Tsunami warning system is a system of system. It requires various branches of technology to develop the system and make it operational. Data from satellites, piezometer, ocean observation system, ships and good communication medium are used. All these things are put together and archived at one place and when tsunami occurs and within 10 minutes, information is passed on about areas to be affected.
Post disaster management
There is a Standard Operating Procedure to deal with tsunami which been established by tsunami warning centre at Hyderabad.
This information is passed to NDMA, NDRF and MHA within 10 minutes of earthquake occurrence so there is 1 hour 50 minutes time to implement the contingency plan in coastal regions.
In coastal states, administrators have been trained and people have been also administered to provide help during disasters. There is also conduction of awareness programme biennially to make people knowledgeable about what to do during tsunami.
In 2004 during tsunami, all communications had failed except radio which became the medium of communication between all affected areas. In event of failure of communication on land, there is use of satellite communication. This will transmit the data directly to the ground station from where the tsunami warning is generated from Hyderabad.

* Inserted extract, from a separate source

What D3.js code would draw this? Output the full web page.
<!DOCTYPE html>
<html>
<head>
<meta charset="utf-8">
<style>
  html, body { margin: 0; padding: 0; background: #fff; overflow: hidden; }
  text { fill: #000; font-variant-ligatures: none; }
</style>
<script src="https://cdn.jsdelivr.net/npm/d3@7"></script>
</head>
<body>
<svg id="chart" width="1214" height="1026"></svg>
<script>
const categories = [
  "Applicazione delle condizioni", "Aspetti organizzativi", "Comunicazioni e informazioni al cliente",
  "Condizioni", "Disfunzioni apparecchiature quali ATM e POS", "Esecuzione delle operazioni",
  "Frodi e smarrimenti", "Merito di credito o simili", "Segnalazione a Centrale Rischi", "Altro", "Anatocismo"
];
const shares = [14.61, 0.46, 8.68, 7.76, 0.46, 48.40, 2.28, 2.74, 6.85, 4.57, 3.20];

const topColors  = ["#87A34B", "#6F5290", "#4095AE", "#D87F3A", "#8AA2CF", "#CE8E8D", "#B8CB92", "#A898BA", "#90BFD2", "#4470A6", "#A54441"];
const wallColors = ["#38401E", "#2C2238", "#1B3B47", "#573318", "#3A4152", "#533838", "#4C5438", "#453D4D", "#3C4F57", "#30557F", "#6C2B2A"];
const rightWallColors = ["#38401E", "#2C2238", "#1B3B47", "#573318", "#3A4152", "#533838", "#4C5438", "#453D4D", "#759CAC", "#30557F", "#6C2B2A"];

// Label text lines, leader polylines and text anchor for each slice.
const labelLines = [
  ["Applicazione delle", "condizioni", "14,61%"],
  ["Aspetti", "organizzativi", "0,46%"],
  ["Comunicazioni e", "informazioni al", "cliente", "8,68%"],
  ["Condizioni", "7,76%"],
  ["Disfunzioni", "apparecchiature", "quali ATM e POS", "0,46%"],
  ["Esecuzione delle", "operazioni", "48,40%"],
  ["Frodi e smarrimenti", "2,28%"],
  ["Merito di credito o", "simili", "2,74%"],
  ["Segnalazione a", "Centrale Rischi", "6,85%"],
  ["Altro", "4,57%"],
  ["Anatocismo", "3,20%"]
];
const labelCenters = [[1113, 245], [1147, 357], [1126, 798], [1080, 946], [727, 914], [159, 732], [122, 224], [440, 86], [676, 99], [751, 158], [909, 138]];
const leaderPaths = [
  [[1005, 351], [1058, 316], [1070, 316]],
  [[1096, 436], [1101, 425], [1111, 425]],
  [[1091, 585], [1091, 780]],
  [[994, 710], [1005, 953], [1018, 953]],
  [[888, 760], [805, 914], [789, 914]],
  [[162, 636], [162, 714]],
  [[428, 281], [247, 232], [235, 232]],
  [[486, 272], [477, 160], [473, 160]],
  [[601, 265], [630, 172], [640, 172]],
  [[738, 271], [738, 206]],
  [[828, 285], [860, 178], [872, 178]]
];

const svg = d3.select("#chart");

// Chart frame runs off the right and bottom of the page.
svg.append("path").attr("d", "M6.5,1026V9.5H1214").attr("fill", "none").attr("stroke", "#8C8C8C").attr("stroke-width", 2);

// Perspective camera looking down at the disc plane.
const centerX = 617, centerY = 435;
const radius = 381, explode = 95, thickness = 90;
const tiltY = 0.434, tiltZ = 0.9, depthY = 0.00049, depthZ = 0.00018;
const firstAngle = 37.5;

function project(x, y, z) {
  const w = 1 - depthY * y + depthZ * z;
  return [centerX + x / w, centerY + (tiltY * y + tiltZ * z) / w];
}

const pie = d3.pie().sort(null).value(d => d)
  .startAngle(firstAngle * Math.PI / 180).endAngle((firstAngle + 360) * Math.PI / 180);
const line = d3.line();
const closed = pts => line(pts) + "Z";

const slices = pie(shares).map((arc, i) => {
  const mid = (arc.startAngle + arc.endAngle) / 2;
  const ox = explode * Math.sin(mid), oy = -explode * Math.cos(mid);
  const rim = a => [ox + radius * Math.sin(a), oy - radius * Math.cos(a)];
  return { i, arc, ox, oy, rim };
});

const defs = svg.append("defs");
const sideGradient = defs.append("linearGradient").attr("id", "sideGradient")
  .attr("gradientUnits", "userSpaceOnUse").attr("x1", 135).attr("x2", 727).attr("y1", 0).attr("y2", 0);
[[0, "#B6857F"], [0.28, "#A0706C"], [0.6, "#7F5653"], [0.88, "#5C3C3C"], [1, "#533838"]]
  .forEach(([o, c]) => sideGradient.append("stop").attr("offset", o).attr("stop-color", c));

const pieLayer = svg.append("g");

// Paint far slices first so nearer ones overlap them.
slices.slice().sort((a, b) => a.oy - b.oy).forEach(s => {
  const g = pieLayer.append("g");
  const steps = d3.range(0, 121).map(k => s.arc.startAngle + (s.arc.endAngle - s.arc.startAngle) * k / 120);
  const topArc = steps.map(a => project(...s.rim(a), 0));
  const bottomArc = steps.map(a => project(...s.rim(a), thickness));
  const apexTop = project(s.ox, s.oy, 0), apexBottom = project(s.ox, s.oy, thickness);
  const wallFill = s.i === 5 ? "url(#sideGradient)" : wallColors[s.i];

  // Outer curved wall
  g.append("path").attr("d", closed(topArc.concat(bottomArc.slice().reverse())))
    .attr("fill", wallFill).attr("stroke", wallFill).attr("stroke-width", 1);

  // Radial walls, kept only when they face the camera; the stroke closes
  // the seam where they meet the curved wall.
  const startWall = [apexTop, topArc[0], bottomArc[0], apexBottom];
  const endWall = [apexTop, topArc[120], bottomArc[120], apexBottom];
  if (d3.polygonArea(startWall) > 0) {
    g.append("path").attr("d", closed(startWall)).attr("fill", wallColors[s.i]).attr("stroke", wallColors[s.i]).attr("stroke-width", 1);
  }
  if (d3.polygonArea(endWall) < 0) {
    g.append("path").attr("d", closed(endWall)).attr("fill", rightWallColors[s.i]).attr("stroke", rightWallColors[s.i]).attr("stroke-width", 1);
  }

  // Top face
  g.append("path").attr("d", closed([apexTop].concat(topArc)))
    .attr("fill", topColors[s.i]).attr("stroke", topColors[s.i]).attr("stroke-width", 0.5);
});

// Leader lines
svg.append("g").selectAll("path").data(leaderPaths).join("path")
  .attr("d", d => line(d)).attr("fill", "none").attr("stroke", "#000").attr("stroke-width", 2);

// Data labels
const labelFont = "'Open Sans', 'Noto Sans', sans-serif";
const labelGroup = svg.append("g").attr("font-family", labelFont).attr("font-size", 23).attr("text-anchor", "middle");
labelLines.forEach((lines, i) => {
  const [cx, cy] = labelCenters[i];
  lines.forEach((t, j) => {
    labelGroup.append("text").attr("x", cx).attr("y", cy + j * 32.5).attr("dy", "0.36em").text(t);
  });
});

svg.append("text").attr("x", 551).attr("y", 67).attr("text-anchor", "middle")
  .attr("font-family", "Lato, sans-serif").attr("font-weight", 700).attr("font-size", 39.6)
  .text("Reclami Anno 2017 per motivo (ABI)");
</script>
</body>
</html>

In any disaster, most affected population are women and children. A government data has shown that children have died three times higher than others. Thus, the plan of action needs to focus on women and children and elderly. NDMA and National Disaster Response Force have the infrastructure to take care of vulnerable people such as women, children, and elderly.

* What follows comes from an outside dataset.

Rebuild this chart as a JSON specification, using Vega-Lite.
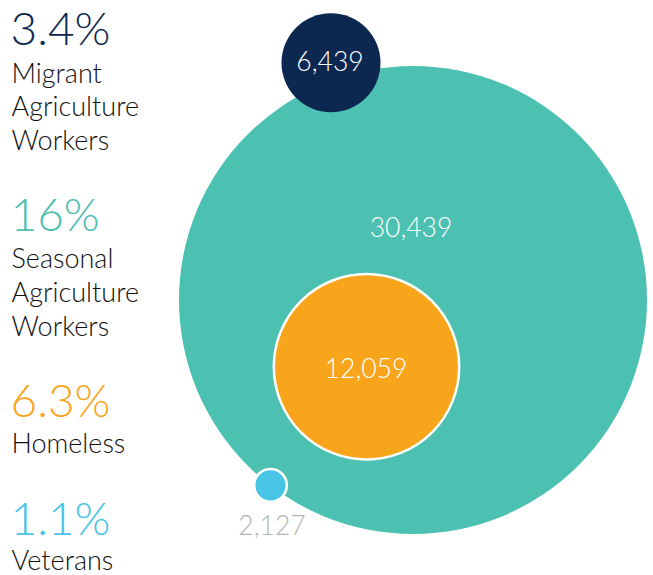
{
  "$schema": "https://vega.github.io/schema/vega-lite/v6.json",
  "width": 653,
  "height": 575,
  "padding": 0,
  "autosize": {"type": "fit", "contains": "padding"},
  "background": "white",
  "config": {"view": {"stroke": null}, "text": {"font": "Lato", "fontWeight": 300}},
  "datasets": {
    "circles": [
      {"category": "Seasonal Agriculture Workers", "count": 30439, "label": "30,439", "cx": 413, "cy": 301, "lx": 411, "ly": 238},
      {"category": "Migrant Agriculture Workers", "count": 6439, "label": "6,439", "cx": 331, "cy": 63, "lx": 330, "ly": 71.5},
      {"category": "Homeless", "count": 12059, "label": "12,059", "cx": 366.5, "cy": 368, "lx": 366, "ly": 379.5},
      {"category": "Veterans", "count": 2127, "label": "2,127", "cx": 270.5, "cy": 487, "lx": 272, "ly": 537}
    ],
    "pcts": [
      {"category": "Migrant Agriculture Workers", "pct": "3.4%", "y": 45},
      {"category": "Seasonal Agriculture Workers", "pct": "16%", "y": 231.5},
      {"category": "Homeless", "pct": "6.3%", "y": 418.3},
      {"category": "Veterans", "pct": "1.1%", "y": 536.7}
    ],
    "lines": [
      {"line": "Migrant", "y": 83.3},
      {"line": "Agriculture", "y": 116.8},
      {"line": "Workers", "y": 150.7},
      {"line": "Seasonal", "y": 269.3},
      {"line": "Agriculture", "y": 302.7},
      {"line": "Workers", "y": 336.7},
      {"line": "Homeless", "y": 455},
      {"line": "Veterans", "y": 572}
    ]
  },
  "layer": [
    {
      "data": {"name": "circles"},
      "mark": {"type": "point", "shape": "circle", "filled": true, "opacity": 1, "stroke": "white"},
      "encoding": {
        "x": {"field": "cx", "type": "quantitative", "scale": {"domain": [0, 653], "nice": false, "zero": false}, "axis": null},
        "y": {"field": "cy", "type": "quantitative", "scale": {"domain": [0, 575], "nice": false, "zero": false, "reverse": true}, "axis": null},
        "size": {"field": "count", "type": "quantitative", "scale": {"type": "pow", "exponent": 2, "domain": [0, 30439], "range": [0, 219024]}, "legend": null},
        "color": {"field": "category", "type": "nominal", "scale": {"domain": ["Migrant Agriculture Workers", "Seasonal Agriculture Workers", "Homeless", "Veterans"], "range": ["#0c2850", "#4cc0b1", "#f9a51b", "#48c4e4"]}, "legend": null},
        "strokeWidth": {"condition": {"test": "datum.category === 'Migrant Agriculture Workers' || datum.category === 'Seasonal Agriculture Workers'", "value": 0}, "value": 2.5}
      }
    },
    {
      "data": {"name": "circles"},
      "mark": {"type": "text", "align": "center", "baseline": "alphabetic", "fontSize": 26.5},
      "encoding": {
        "x": {"field": "lx", "type": "quantitative"},
        "y": {"field": "ly", "type": "quantitative"},
        "text": {"field": "label"},
        "color": {"condition": {"test": "datum.category === 'Veterans'", "value": "#b5b5b5"}, "value": "white"}
      }
    },
    {
      "data": {"name": "pcts"},
      "mark": {"type": "text", "align": "left", "baseline": "alphabetic", "fontSize": 46},
      "encoding": {
        "x": {"datum": 10.5, "type": "quantitative"},
        "y": {"field": "y", "type": "quantitative"},
        "text": {"field": "pct"},
        "color": {"field": "category", "type": "nominal", "legend": null}
      }
    },
    {
      "data": {"name": "lines"},
      "mark": {"type": "text", "align": "left", "baseline": "alphabetic", "fontSize": 27, "color": "#111111"},
      "encoding": {
        "x": {"datum": 11.5, "type": "quantitative"},
        "y": {"field": "y", "type": "quantitative"},
        "text": {"field": "line"}
      }
    }
  ]
}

Additionally, during disaster management, drinking water, food and help facility is critical. This is handled by NDMA and it has requisite infrastructure and necessary capability to deal with any kind of disasters. During Vardha cyclone, people staying nearby, Navy, Coast Guard and other organisations geared up to mobilise their infrastructure to provide necessary requirement. That kind of inter-ministerial and inter-related cooperation exists to deal with any kind of disaster like this.
Past to present
Many disasters have occurred in states of Tamil Nadu, Andhra Pradesh and Odisha in form of floods and cyclones.
Earlier, there was no predictive capability for tsunami or cyclone. Now there is a 12 km high resolution models to give forecasts 5 days in advance. This was visible in Hudhud and Vardha cyclones.

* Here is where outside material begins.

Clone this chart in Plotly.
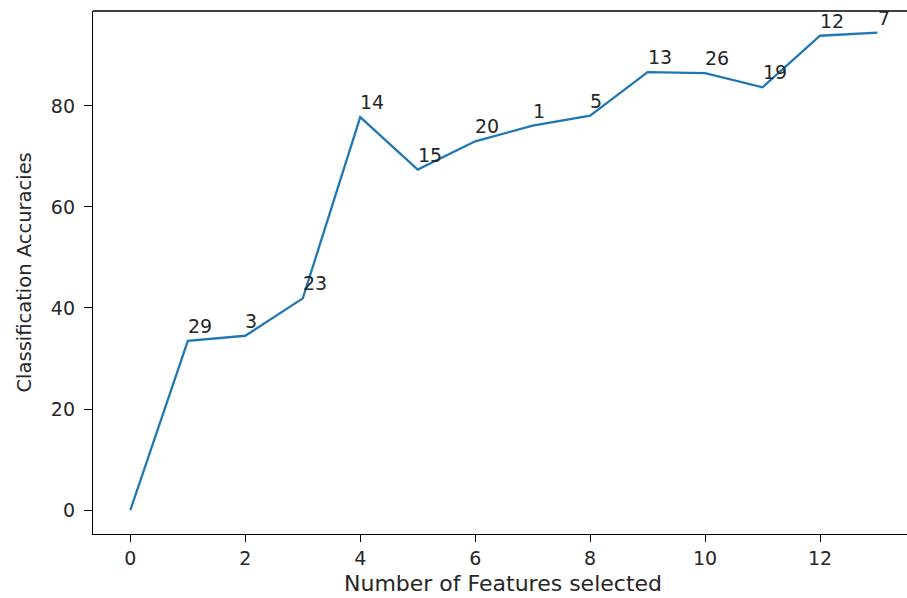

Earlier, the area covered was huge- upto 250 kms where it could occur. Now it is 25 kms range. So predictive capability of cyclone has strongly improved that has resulted in less of loss of life and necessary contingency precautions.
National Disaster Management Guidelines in 2010 were released which also focused on advanced systems like topography, GIS database, remote sensing data and national database for emergency management.
There is need for good international cooperation as oceans don’t have boundaries. What happens in Indonesia can affect India too. Among regional cooperation under the framework of UNESCO or UN, there is great deal of sharing of information data from one country to another country is required. India has extended its tsunami early warning system to Vietnam, Malaysia and Philippines as a part of soft-diplomacy along with countries belonging to IOR. A disaster may occur in Indonesia but information can be available to India and precautions can be taken. Thus, Observations set up at different parts of Indian Ocean will be required to give exact information.
Connecting the dots:
In an event of tsunami, India is well placed to manage the effects of it. Do you agree? Comment.